И зачерпывал Макаров кашу, и разливал, и лил по тарелкам и мискам, и отирал Ульянов тылом ладони весенний пот со лба, а от котла шел жар и вкусный овсяный дух, и все эти иноземные люди внезапно показались Макарову лошадьми, просто отощалыми лошадками с конезавода на Суре близ Иванькова, и они, два пастуха, должны были тщательно обиходить голодных лошадей - накормить их, напоить, привести в порядок, постричь им гривы и хвосты, ласково погладить по лбам, по головам, по холкам и тихо шепнуть: все, дорогие, теперь можно на волю, настежь конюшня открыта.
Девочка лет восьми подошла к Ивану совсем близко. Тянула миску.
- Битте, битте.
- Битте-дритте, фрау-мадам, я урок вам танцев дам.
Он не понимал, что бормотали губы. Девочку крепко поцеловали его глаза. Он взял миску из ее руки. Опустился перед девчонкой на корточки. Крепко обнял ее. Пустая миска моталась в его руках за ее спиной.

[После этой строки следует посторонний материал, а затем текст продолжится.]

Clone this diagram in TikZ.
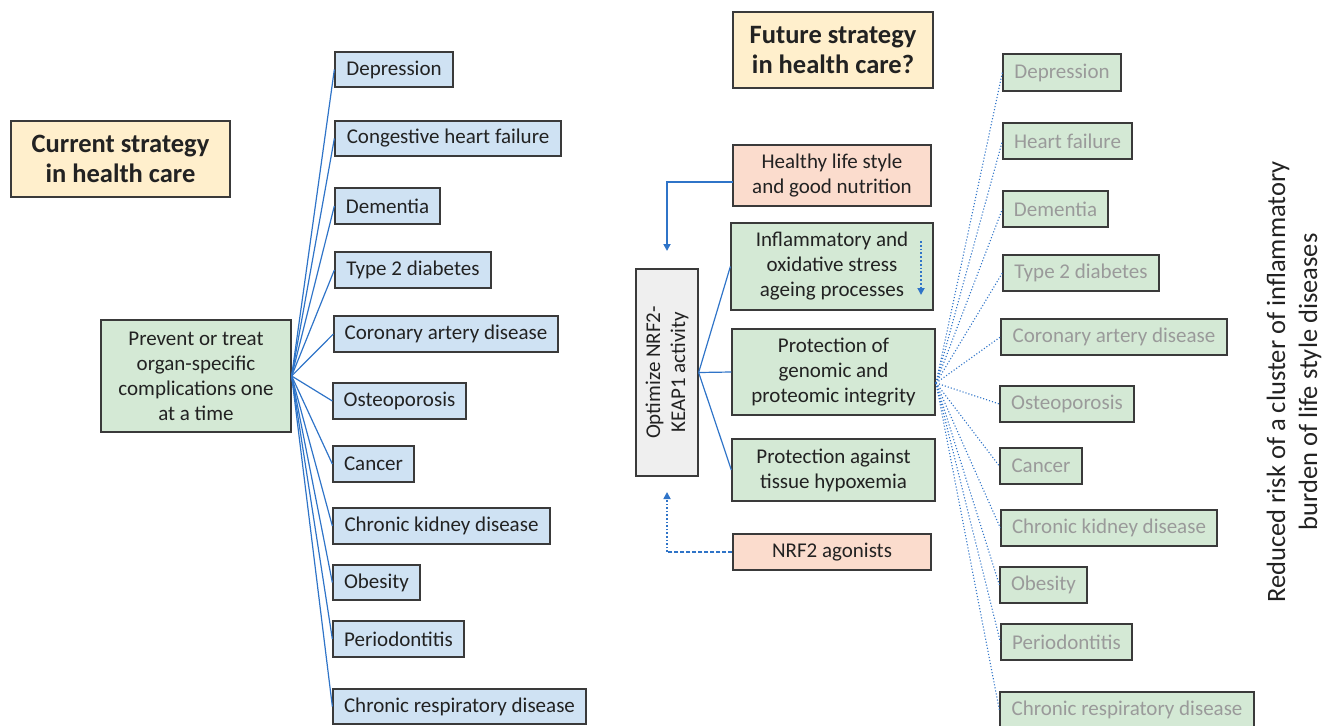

- Такую доченьку хочу, - шепнул он ей в занавешенное сенными тонкими волосиками ухо.
Девочка стояла тихо, не вырывалась.
Макаров встал, налил ей каши в миску, она взяла, сделала книксен и ушла.
По разбомбленной, пыльной, серой улице Штрелы.
Он еще долго видел ее узкую, затянутую в цветастый ситец спинку.
- Иван! Не зевай! Народ все прет, а каши уже мало!
Макаров глядел в спину девочке.
Ульянов тоже поглядел туда, куда глядел Макаров, и ничего там особенного не увидел.
- Помогай! Мне одному тяжело! Все идут и идут! Болезные!
Иван погрузил половник в котел, и оловянный выгиб черпака нашел дно.